§ PROBLEM DESCRIPTION: Retype the whole listing verbatim and keep the pictures out of it.

-- Start of COLLECTED DATA --

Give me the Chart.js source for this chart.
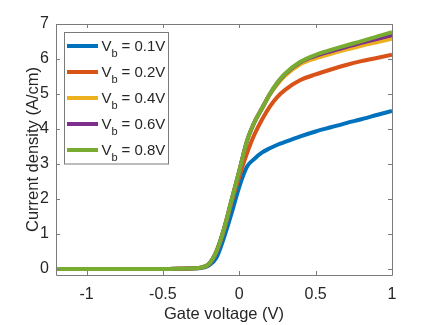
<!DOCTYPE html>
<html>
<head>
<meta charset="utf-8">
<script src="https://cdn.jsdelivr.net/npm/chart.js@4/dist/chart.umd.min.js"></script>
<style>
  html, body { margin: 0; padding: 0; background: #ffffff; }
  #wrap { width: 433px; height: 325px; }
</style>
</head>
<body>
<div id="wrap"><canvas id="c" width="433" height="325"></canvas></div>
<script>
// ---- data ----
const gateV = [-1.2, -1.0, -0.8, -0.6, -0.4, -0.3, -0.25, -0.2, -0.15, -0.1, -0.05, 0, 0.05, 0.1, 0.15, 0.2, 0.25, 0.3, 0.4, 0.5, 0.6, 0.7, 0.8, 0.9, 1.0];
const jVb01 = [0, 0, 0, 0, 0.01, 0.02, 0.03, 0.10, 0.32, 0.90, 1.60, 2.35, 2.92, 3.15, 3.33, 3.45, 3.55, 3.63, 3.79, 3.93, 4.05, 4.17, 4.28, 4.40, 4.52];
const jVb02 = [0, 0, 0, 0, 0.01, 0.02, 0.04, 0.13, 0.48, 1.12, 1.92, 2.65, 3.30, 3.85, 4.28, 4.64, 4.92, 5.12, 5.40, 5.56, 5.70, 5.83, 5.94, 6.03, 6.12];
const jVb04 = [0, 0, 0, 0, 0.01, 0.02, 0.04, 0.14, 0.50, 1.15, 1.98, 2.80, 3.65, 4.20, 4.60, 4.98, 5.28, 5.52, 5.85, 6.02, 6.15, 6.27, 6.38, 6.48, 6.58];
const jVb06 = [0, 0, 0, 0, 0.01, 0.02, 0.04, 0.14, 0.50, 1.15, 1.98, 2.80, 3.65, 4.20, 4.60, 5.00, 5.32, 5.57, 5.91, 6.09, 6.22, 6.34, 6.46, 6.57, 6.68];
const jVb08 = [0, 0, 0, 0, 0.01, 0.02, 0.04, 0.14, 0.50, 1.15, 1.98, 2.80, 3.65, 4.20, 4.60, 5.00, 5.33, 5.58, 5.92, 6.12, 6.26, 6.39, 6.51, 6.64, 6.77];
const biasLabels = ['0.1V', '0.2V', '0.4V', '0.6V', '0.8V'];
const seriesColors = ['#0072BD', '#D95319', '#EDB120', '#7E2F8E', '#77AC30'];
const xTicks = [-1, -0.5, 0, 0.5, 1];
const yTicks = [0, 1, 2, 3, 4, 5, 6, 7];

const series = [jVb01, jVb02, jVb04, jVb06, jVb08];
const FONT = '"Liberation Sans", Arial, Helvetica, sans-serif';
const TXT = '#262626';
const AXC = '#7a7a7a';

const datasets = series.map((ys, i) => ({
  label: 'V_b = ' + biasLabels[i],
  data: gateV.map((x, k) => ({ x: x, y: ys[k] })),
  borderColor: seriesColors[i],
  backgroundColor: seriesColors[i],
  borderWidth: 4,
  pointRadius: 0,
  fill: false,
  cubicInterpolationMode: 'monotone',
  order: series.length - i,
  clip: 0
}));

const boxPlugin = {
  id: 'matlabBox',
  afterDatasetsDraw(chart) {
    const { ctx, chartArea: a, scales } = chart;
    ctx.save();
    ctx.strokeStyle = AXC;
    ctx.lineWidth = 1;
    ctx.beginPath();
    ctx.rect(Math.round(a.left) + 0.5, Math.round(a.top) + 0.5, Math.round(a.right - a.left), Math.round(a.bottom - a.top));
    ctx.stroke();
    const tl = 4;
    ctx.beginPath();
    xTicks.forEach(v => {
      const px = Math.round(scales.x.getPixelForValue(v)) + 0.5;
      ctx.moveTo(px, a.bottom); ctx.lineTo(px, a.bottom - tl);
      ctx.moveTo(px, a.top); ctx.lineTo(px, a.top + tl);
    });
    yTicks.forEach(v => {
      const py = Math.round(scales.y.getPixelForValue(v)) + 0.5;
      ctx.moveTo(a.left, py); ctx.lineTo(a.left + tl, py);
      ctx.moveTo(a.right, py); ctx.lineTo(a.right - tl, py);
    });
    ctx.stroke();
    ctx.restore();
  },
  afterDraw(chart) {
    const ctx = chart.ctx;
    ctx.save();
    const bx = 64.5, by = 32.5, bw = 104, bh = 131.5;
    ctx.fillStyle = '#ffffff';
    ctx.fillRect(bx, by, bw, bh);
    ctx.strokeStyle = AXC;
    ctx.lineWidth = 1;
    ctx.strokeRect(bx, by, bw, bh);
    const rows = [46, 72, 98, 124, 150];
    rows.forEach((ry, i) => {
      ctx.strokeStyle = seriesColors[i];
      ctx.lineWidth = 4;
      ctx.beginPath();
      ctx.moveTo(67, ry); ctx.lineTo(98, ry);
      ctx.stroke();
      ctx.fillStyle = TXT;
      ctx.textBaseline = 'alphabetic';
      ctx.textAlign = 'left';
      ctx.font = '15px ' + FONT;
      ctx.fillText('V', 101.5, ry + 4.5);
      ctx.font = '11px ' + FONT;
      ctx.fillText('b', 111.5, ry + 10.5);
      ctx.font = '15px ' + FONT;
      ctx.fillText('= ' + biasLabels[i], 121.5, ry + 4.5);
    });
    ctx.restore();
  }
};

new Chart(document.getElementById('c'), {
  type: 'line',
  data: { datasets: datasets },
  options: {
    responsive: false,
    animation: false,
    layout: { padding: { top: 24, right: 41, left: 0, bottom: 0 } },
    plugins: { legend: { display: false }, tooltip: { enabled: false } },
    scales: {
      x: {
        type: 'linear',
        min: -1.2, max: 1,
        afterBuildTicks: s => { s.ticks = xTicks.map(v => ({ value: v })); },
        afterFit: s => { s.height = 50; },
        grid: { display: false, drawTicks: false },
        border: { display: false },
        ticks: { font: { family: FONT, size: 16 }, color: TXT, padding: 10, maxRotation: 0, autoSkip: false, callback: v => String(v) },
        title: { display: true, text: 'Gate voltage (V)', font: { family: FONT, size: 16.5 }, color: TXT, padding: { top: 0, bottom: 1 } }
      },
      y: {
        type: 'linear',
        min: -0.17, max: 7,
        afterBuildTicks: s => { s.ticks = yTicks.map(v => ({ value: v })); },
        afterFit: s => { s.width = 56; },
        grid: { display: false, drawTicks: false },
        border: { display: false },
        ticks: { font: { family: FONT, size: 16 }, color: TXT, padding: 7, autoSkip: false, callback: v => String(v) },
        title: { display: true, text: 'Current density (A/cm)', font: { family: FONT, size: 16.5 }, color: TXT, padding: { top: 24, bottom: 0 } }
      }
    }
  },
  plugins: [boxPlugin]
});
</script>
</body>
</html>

-- End of COLLECTED DATA --

§ RESULT FOR THIS TASK:
Give me the Chart.js source for this chart.
<!DOCTYPE html>
<html>
<head>
<meta charset="utf-8">
<script src="https://cdn.jsdelivr.net/npm/chart.js@4/dist/chart.umd.min.js"></script>
<style>
  html, body { margin: 0; padding: 0; background: #ffffff; }
  #wrap { width: 433px; height: 325px; }
</style>
</head>
<body>
<div id="wrap"><canvas id="c" width="433" height="325"></canvas></div>
<script>
// ---- data ----
const gateV = [-1.2, -1.0, -0.8, -0.6, -0.4, -0.3, -0.25, -0.2, -0.15, -0.1, -0.05, 0, 0.05, 0.1, 0.15, 0.2, 0.25, 0.3, 0.4, 0.5, 0.6, 0.7, 0.8, 0.9, 1.0];
const jVb01 = [0, 0, 0, 0, 0.01, 0.02, 0.03, 0.10, 0.32, 0.90, 1.60, 2.35, 2.92, 3.15, 3.33, 3.45, 3.55, 3.63, 3.79, 3.93, 4.05, 4.17, 4.28, 4.40, 4.52];
const jVb02 = [0, 0, 0, 0, 0.01, 0.02, 0.04, 0.13, 0.48, 1.12, 1.92, 2.65, 3.30, 3.85, 4.28, 4.64, 4.92, 5.12, 5.40, 5.56, 5.70, 5.83, 5.94, 6.03, 6.12];
const jVb04 = [0, 0, 0, 0, 0.01, 0.02, 0.04, 0.14, 0.50, 1.15, 1.98, 2.80, 3.65, 4.20, 4.60, 4.98, 5.28, 5.52, 5.85, 6.02, 6.15, 6.27, 6.38, 6.48, 6.58];
const jVb06 = [0, 0, 0, 0, 0.01, 0.02, 0.04, 0.14, 0.50, 1.15, 1.98, 2.80, 3.65, 4.20, 4.60, 5.00, 5.32, 5.57, 5.91, 6.09, 6.22, 6.34, 6.46, 6.57, 6.68];
const jVb08 = [0, 0, 0, 0, 0.01, 0.02, 0.04, 0.14, 0.50, 1.15, 1.98, 2.80, 3.65, 4.20, 4.60, 5.00, 5.33, 5.58, 5.92, 6.12, 6.26, 6.39, 6.51, 6.64, 6.77];
const biasLabels = ['0.1V', '0.2V', '0.4V', '0.6V', '0.8V'];
const seriesColors = ['#0072BD', '#D95319', '#EDB120', '#7E2F8E', '#77AC30'];
const xTicks = [-1, -0.5, 0, 0.5, 1];
const yTicks = [0, 1, 2, 3, 4, 5, 6, 7];

const series = [jVb01, jVb02, jVb04, jVb06, jVb08];
const FONT = '"Liberation Sans", Arial, Helvetica, sans-serif';
const TXT = '#262626';
const AXC = '#7a7a7a';

const datasets = series.map((ys, i) => ({
  label: 'V_b = ' + biasLabels[i],
  data: gateV.map((x, k) => ({ x: x, y: ys[k] })),
  borderColor: seriesColors[i],
  backgroundColor: seriesColors[i],
  borderWidth: 4,
  pointRadius: 0,
  fill: false,
  cubicInterpolationMode: 'monotone',
  order: series.length - i,
  clip: 0
}));

const boxPlugin = {
  id: 'matlabBox',
  afterDatasetsDraw(chart) {
    const { ctx, chartArea: a, scales } = chart;
    ctx.save();
    ctx.strokeStyle = AXC;
    ctx.lineWidth = 1;
    ctx.beginPath();
    ctx.rect(Math.round(a.left) + 0.5, Math.round(a.top) + 0.5, Math.round(a.right - a.left), Math.round(a.bottom - a.top));
    ctx.stroke();
    const tl = 4;
    ctx.beginPath();
    xTicks.forEach(v => {
      const px = Math.round(scales.x.getPixelForValue(v)) + 0.5;
      ctx.moveTo(px, a.bottom); ctx.lineTo(px, a.bottom - tl);
      ctx.moveTo(px, a.top); ctx.lineTo(px, a.top + tl);
    });
    yTicks.forEach(v => {
      const py = Math.round(scales.y.getPixelForValue(v)) + 0.5;
      ctx.moveTo(a.left, py); ctx.lineTo(a.left + tl, py);
      ctx.moveTo(a.right, py); ctx.lineTo(a.right - tl, py);
    });
    ctx.stroke();
    ctx.restore();
  },
  afterDraw(chart) {
    const ctx = chart.ctx;
    ctx.save();
    const bx = 64.5, by = 32.5, bw = 104, bh = 131.5;
    ctx.fillStyle = '#ffffff';
    ctx.fillRect(bx, by, bw, bh);
    ctx.strokeStyle = AXC;
    ctx.lineWidth = 1;
    ctx.strokeRect(bx, by, bw, bh);
    const rows = [46, 72, 98, 124, 150];
    rows.forEach((ry, i) => {
      ctx.strokeStyle = seriesColors[i];
      ctx.lineWidth = 4;
      ctx.beginPath();
      ctx.moveTo(67, ry); ctx.lineTo(98, ry);
      ctx.stroke();
      ctx.fillStyle = TXT;
      ctx.textBaseline = 'alphabetic';
      ctx.textAlign = 'left';
      ctx.font = '15px ' + FONT;
      ctx.fillText('V', 101.5, ry + 4.5);
      ctx.font = '11px ' + FONT;
      ctx.fillText('b', 111.5, ry + 10.5);
      ctx.font = '15px ' + FONT;
      ctx.fillText('= ' + biasLabels[i], 121.5, ry + 4.5);
    });
    ctx.restore();
  }
};

new Chart(document.getElementById('c'), {
  type: 'line',
  data: { datasets: datasets },
  options: {
    responsive: false,
    animation: false,
    layout: { padding: { top: 24, right: 41, left: 0, bottom: 0 } },
    plugins: { legend: { display: false }, tooltip: { enabled: false } },
    scales: {
      x: {
        type: 'linear',
        min: -1.2, max: 1,
        afterBuildTicks: s => { s.ticks = xTicks.map(v => ({ value: v })); },
        afterFit: s => { s.height = 50; },
        grid: { display: false, drawTicks: false },
        border: { display: false },
        ticks: { font: { family: FONT, size: 16 }, color: TXT, padding: 10, maxRotation: 0, autoSkip: false, callback: v => String(v) },
        title: { display: true, text: 'Gate voltage (V)', font: { family: FONT, size: 16.5 }, color: TXT, padding: { top: 0, bottom: 1 } }
      },
      y: {
        type: 'linear',
        min: -0.17, max: 7,
        afterBuildTicks: s => { s.ticks = yTicks.map(v => ({ value: v })); },
        afterFit: s => { s.width = 56; },
        grid: { display: false, drawTicks: false },
        border: { display: false },
        ticks: { font: { family: FONT, size: 16 }, color: TXT, padding: 7, autoSkip: false, callback: v => String(v) },
        title: { display: true, text: 'Current density (A/cm)', font: { family: FONT, size: 16.5 }, color: TXT, padding: { top: 24, bottom: 0 } }
      }
    }
  },
  plugins: [boxPlugin]
});
</script>
</body>
</html>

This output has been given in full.